> _WORK REQUIRED_:
In the lines below, output everything from the first line through the line containing "const SIGMA_UNIT = 1e-16;" exactly as it is. Pictures are not part of the output.
◇ ◇ ◇ ◇ ◇ ◇ ◇
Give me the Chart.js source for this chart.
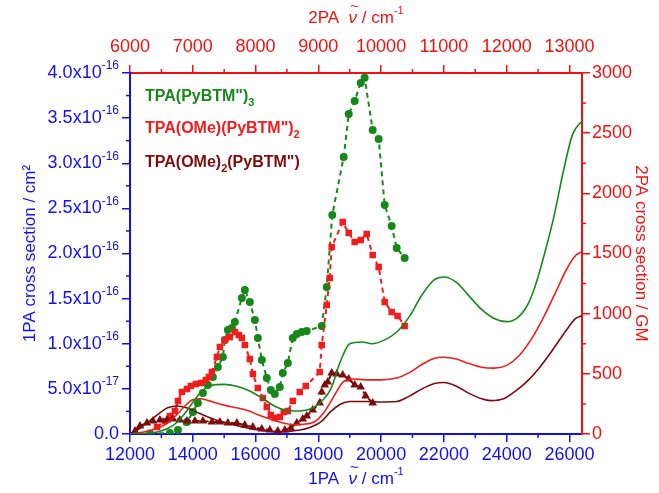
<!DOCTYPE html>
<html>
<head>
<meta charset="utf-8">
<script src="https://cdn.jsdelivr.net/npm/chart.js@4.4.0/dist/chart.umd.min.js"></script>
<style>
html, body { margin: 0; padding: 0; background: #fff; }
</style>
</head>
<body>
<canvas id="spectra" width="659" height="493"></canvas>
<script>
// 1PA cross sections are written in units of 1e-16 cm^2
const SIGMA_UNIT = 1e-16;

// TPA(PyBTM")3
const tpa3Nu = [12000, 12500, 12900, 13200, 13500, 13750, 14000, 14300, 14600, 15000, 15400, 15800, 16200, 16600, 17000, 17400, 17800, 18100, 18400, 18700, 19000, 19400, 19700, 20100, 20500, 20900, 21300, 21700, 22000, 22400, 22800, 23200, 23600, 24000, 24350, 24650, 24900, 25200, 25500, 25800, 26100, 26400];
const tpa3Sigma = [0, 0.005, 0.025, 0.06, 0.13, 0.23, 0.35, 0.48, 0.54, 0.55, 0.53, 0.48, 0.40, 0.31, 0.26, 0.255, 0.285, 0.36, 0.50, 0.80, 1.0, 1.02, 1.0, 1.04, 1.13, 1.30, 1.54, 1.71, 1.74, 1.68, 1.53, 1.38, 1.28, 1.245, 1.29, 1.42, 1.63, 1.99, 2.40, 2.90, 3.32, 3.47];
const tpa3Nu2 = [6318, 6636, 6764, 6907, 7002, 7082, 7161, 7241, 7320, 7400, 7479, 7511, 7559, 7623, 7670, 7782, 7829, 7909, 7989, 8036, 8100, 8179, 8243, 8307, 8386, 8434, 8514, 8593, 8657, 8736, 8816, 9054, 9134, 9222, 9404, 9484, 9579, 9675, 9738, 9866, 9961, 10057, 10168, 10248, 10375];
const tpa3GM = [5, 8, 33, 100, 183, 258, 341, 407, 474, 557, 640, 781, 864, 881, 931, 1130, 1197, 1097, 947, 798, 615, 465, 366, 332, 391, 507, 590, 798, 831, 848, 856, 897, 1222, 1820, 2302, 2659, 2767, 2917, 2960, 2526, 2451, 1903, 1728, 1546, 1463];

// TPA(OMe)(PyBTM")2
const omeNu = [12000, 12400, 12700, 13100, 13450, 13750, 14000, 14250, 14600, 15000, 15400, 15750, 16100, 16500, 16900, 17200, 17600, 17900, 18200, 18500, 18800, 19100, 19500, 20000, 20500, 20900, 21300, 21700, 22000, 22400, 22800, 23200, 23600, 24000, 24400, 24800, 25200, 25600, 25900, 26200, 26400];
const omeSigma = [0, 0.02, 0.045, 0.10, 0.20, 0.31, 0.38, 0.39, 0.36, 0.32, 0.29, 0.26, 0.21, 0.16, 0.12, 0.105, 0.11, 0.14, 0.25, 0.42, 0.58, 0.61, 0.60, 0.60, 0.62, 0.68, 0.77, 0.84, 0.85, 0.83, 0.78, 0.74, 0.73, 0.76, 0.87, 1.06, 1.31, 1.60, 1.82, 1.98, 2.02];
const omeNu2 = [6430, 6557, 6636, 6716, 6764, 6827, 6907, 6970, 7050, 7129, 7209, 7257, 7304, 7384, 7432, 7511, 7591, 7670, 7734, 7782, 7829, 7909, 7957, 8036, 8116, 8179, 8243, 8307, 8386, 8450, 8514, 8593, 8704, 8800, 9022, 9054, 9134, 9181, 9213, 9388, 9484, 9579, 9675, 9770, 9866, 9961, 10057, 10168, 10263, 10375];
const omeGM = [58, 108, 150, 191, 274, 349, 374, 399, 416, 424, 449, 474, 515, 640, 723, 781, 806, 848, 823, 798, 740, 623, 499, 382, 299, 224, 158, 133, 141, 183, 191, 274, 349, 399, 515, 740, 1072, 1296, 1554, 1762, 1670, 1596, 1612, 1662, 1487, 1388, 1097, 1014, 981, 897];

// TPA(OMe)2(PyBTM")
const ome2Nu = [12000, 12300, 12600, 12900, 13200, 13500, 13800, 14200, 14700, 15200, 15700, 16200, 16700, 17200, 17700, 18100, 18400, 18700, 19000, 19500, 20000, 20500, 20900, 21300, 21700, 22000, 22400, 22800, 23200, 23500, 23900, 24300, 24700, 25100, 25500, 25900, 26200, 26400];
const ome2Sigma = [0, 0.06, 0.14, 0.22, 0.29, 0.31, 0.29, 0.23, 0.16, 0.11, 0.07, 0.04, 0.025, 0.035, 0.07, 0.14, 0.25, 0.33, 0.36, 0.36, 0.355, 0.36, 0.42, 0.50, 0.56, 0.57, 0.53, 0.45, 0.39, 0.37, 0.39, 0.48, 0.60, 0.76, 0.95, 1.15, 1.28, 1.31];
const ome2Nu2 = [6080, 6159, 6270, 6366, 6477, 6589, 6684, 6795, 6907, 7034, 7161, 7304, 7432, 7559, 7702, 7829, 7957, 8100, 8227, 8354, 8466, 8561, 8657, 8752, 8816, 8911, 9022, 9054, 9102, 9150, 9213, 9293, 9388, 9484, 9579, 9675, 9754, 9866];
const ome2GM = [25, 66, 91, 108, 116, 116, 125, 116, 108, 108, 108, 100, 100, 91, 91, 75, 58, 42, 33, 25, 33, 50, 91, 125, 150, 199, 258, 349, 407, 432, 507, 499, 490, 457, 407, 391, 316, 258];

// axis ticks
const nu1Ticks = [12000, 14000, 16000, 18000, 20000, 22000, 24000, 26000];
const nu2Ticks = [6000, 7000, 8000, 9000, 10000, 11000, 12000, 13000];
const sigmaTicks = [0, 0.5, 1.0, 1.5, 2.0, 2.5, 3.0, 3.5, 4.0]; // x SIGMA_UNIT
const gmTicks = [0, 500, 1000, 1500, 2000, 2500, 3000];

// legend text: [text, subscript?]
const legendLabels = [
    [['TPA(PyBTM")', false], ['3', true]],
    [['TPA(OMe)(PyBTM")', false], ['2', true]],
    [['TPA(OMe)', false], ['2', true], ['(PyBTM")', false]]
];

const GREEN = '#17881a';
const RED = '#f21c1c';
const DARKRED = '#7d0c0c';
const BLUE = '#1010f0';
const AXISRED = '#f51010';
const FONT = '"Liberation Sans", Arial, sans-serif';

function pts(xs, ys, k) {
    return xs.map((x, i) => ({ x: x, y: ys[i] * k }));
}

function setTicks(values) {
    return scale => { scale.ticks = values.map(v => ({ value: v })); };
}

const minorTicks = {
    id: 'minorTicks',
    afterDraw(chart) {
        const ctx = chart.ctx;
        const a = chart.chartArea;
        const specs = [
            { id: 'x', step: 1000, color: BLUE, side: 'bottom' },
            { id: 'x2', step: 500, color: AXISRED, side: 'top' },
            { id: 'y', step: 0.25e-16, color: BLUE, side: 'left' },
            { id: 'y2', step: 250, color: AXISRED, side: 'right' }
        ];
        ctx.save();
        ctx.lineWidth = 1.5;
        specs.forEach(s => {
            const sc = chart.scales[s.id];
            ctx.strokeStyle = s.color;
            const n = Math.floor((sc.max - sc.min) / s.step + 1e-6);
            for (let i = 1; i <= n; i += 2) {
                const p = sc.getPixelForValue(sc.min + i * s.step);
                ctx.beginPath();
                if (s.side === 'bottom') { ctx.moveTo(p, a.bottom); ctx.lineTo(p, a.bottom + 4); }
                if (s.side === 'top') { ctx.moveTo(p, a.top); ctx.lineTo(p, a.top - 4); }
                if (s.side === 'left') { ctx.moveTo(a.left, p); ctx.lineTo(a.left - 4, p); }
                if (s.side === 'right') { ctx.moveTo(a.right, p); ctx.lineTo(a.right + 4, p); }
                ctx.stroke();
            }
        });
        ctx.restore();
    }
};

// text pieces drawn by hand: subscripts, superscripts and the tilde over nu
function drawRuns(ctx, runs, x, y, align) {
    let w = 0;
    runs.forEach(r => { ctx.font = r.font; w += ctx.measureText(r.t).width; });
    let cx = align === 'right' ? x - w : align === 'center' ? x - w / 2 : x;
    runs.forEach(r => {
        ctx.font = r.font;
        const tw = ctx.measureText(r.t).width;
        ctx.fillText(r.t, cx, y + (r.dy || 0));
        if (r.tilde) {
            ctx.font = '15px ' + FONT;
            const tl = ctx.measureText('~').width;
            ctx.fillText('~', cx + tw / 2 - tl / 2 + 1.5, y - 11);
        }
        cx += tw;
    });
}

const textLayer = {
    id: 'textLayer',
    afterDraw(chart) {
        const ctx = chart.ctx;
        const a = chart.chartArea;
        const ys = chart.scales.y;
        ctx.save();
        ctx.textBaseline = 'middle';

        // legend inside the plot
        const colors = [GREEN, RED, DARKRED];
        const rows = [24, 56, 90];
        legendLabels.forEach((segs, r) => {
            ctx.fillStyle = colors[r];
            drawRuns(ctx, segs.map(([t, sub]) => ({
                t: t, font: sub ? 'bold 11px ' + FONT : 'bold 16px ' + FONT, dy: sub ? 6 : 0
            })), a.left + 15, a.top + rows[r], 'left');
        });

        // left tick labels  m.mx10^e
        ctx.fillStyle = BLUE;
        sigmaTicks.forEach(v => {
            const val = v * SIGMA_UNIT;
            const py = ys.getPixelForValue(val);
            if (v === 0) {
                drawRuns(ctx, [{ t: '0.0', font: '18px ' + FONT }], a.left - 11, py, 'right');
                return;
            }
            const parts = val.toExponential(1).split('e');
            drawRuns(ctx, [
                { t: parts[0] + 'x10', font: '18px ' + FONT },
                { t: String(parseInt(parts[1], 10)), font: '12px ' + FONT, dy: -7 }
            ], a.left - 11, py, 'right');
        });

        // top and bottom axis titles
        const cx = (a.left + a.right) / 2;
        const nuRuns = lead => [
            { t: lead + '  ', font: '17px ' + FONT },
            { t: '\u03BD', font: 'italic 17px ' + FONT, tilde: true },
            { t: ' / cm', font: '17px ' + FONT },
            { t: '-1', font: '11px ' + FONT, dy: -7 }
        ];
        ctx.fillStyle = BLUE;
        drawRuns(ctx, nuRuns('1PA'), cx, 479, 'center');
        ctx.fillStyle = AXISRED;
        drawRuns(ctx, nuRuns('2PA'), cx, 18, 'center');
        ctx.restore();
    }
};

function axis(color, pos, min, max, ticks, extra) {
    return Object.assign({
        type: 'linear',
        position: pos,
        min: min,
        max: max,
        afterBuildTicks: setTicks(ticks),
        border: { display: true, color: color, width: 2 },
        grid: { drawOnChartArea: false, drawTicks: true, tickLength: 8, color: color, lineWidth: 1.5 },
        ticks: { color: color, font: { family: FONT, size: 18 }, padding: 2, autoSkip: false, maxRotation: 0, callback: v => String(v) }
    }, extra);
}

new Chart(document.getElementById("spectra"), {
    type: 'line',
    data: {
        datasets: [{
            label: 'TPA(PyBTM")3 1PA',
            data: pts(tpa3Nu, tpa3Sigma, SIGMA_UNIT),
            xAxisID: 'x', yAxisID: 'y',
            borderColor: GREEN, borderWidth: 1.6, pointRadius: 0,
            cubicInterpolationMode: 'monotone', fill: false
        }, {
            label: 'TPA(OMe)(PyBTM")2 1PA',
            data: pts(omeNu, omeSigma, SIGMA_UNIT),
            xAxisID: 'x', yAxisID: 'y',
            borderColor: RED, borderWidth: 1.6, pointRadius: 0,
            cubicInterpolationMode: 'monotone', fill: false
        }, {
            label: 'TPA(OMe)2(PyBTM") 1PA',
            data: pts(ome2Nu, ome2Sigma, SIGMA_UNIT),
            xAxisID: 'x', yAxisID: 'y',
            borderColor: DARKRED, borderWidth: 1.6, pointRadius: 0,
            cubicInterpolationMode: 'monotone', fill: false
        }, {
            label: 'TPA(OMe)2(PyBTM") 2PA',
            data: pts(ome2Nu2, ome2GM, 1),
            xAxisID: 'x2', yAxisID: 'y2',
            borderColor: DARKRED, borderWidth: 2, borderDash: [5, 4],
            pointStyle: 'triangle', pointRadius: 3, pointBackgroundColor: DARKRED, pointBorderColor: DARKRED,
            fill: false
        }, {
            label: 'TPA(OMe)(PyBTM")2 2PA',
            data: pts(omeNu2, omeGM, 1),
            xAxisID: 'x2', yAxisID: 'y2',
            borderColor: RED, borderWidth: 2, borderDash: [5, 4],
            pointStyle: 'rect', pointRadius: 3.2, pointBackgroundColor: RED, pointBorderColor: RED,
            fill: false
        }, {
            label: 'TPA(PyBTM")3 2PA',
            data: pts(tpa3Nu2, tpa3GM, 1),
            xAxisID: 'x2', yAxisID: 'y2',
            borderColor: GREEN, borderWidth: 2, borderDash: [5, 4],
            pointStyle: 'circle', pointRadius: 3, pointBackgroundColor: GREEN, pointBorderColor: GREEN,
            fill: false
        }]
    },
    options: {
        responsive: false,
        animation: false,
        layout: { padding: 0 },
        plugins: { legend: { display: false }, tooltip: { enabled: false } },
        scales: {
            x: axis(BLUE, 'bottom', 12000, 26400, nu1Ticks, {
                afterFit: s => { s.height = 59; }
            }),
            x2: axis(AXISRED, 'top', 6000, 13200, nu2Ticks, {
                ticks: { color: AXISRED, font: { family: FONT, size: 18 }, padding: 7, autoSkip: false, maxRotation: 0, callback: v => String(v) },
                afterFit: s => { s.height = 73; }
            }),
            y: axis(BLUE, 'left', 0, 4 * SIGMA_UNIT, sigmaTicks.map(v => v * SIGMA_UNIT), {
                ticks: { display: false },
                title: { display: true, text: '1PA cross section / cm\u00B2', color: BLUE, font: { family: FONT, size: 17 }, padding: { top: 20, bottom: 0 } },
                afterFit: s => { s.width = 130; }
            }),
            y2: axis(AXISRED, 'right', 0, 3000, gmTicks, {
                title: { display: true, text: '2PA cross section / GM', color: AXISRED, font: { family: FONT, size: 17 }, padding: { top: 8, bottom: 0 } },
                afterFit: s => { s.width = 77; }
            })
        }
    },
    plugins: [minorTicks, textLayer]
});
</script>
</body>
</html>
◇ ◇ ◇ ◇ ◇ ◇ ◇
> _COMPLETE ANSWER_:
Give me the Chart.js source for this chart.
<!DOCTYPE html>
<html>
<head>
<meta charset="utf-8">
<script src="https://cdn.jsdelivr.net/npm/chart.js@4.4.0/dist/chart.umd.min.js"></script>
<style>
html, body { margin: 0; padding: 0; background: #fff; }
</style>
</head>
<body>
<canvas id="spectra" width="659" height="493"></canvas>
<script>
// 1PA cross sections are written in units of 1e-16 cm^2
const SIGMA_UNIT = 1e-16;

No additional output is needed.